A Foreign Service Officer for the State Department for 32 years who also runs a consulting firm, Foreign Services International, Peck boarded the Sfendoni in Greece at the invitation of an American group supporting Palestinians. After decades of diplomatic work and trips bringing visitors to the Middle East, Peck said he wanted to join the flotilla bringing aid to Gaza because he wanted to bring items, such as medicine and water purifiers, to the area.
"I was also interested in participating in a peaceful effort to conduct a humanitarian effort, while perhaps at the same time, easing or breaking the blockade," said Peck, referring to Israel's blockade of Gaza, located between Egypt and Israel.
Peck was willing to sacrifice comfort to participate in the mission.
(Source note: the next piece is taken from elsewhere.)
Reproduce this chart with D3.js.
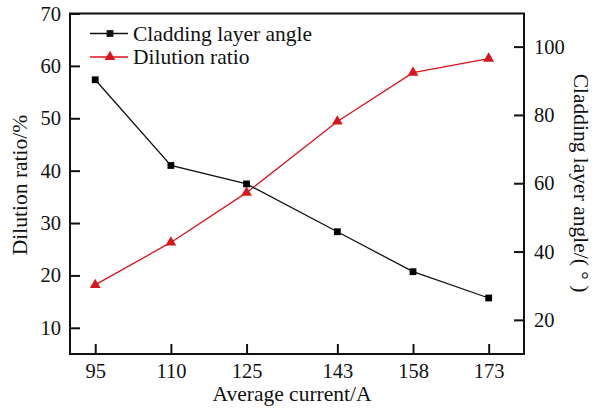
<!DOCTYPE html>
<html>
<head>
<meta charset="utf-8">
<script src="https://cdn.jsdelivr.net/npm/d3@7/dist/d3.min.js"></script>
<style>
  html, body { margin: 0; padding: 0; background: #fff; }
  svg { display: block; }
  text { font-family: "Liberation Serif", "Times New Roman", serif; fill: #111; }
</style>
</head>
<body>
<svg id="chart" width="602" height="411"></svg>
<script>
// Average welding current (A)
const currents = [95, 110, 125, 143, 158, 173];
// Cladding layer angle (°), right axis
const angleValues = [90.3, 65.2, 59.8, 45.8, 34.1, 26.4];
// Dilution ratio (%), left axis
const dilutionValues = [18.2, 26.3, 35.8, 49.4, 58.7, 61.4];

const xTicks = [95, 110, 125, 143, 158, 173];
const leftTicks = [10, 20, 30, 40, 50, 60, 70];
const rightTicks = [20, 40, 60, 80, 100];

const svg = d3.select("#chart");
const plot = { left: 70, right: 524, top: 13.5, bottom: 354 };

const x = d3.scaleLinear().domain([90, 180]).range([plot.left, plot.right]);
const yL = d3.scaleLinear().domain([5, 70]).range([plot.bottom, plot.top]);
const yR = d3.scaleLinear().domain([10, 109.7]).range([plot.bottom, plot.top]);

const tickFont = 20.5;
const labelFont = 21.5;
const tickLen = 10;

// Axes with inward ticks
const xAxis = d3.axisBottom(x).tickValues(xTicks).tickSize(-tickLen).tickPadding(9).tickFormat(d3.format("d"));
const lAxis = d3.axisLeft(yL).tickValues(leftTicks).tickSize(-tickLen).tickPadding(9).tickFormat(d3.format("d"));
const rAxis = d3.axisRight(yR).tickValues(rightTicks).tickSize(-tickLen).tickPadding(10).tickFormat(d3.format("d"));

function style(g) {
  g.select(".domain").remove();
  g.selectAll(".tick line").attr("stroke", "#111").attr("stroke-width", 2);
  g.selectAll(".tick text").attr("font-size", tickFont).attr("fill", "#111")
    .style("font-family", "'Liberation Serif', 'Times New Roman', serif");
}

svg.append("g").attr("transform", `translate(0,${plot.bottom})`).call(xAxis).call(style);
svg.append("g").attr("transform", `translate(${plot.left},0)`).call(lAxis).call(style);
svg.append("g").attr("transform", `translate(${plot.right},0)`).call(rAxis).call(style);

// Frame
svg.append("rect")
  .attr("x", plot.left).attr("y", plot.top)
  .attr("width", plot.right - plot.left).attr("height", plot.bottom - plot.top)
  .attr("fill", "none").attr("stroke", "#111").attr("stroke-width", 2);

// Series
const angleData = currents.map((c, i) => ({ c, v: angleValues[i] }));
const dilData = currents.map((c, i) => ({ c, v: dilutionValues[i] }));

const lineAngle = d3.line().x(d => x(d.c)).y(d => yR(d.v));
const lineDil = d3.line().x(d => x(d.c)).y(d => yL(d.v));

const red = "#d8141c";
const sqSym = d3.symbol().type(d3.symbolSquare).size(46);
const triSym = d3.symbol().type(d3.symbolTriangle).size(50);

svg.append("path").datum(dilData).attr("d", lineDil)
  .attr("fill", "none").attr("stroke", red).attr("stroke-width", 1.3);
svg.append("path").datum(angleData).attr("d", lineAngle)
  .attr("fill", "none").attr("stroke", "#111").attr("stroke-width", 1.3);

svg.selectAll(".tri").data(dilData).enter().append("path")
  .attr("d", triSym).attr("fill", red)
  .attr("transform", d => `translate(${x(d.c)},${yL(d.v)})`);
svg.selectAll(".sq").data(angleData).enter().append("path")
  .attr("d", sqSym).attr("fill", "#000")
  .attr("transform", d => `translate(${x(d.c)},${yR(d.v)})`);

// Legend
const legend = [
  { label: "Cladding layer angle", color: "#111", sym: sqSym, y: 33.5 },
  { label: "Dilution ratio", color: red, sym: triSym, y: 57 }
];
const lg = svg.append("g");
legend.forEach(l => {
  lg.append("line").attr("x1", 90).attr("x2", 128).attr("y1", l.y).attr("y2", l.y)
    .attr("stroke", l.color).attr("stroke-width", 1.3);
  lg.append("path").attr("d", l.sym).attr("fill", l.color)
    .attr("transform", `translate(110,${l.y})`);
  lg.append("text").attr("x", 133).attr("y", l.y).attr("dy", "0.33em")
    .attr("font-size", labelFont).text(l.label);
});

// Axis titles
svg.append("text").attr("x", 292).attr("y", 401)
  .attr("text-anchor", "middle").attr("font-size", labelFont).text("Average current/A");
svg.append("text").attr("transform", "translate(27,185) rotate(-90)")
  .attr("text-anchor", "middle").attr("font-size", labelFont).text("Dilution ratio/%");
svg.append("text").attr("transform", "translate(574,183) rotate(90)")
  .attr("text-anchor", "middle").attr("font-size", labelFont).text("Cladding layer angle/( ° )");
</script>
</body>
</html>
During the five to six days he was on the ship, he cleaned himself with wet wipes, and had only the deck or a chair to sleep on. There was some anticipation among those on board that they could encounter the Israeli military, but the ship did not have procedures in place to deal with such an encounter, such using a bullhorn or flares, Peck said.
He was dozing in a chair when five Israeli commandos in masks armed with submachine guns entered his room, he said.
Peck was not injured. He saw several "walking wounded" among people on the ship, and saw one man thrown to the deck and beaten.
"They're soldiers. They're commandos. They play rough," Peck said.
His cell phone was taken during the raid, and as of Thursday it had not been returned. He was kept under guard in one of the rooms on the ship, even when going to the bathroom, until the ships were escorted to an Israeli port and he was detained.
"I was hopeful that this would be a break, a start in a new approach," Peck said of the Gaza flotilla.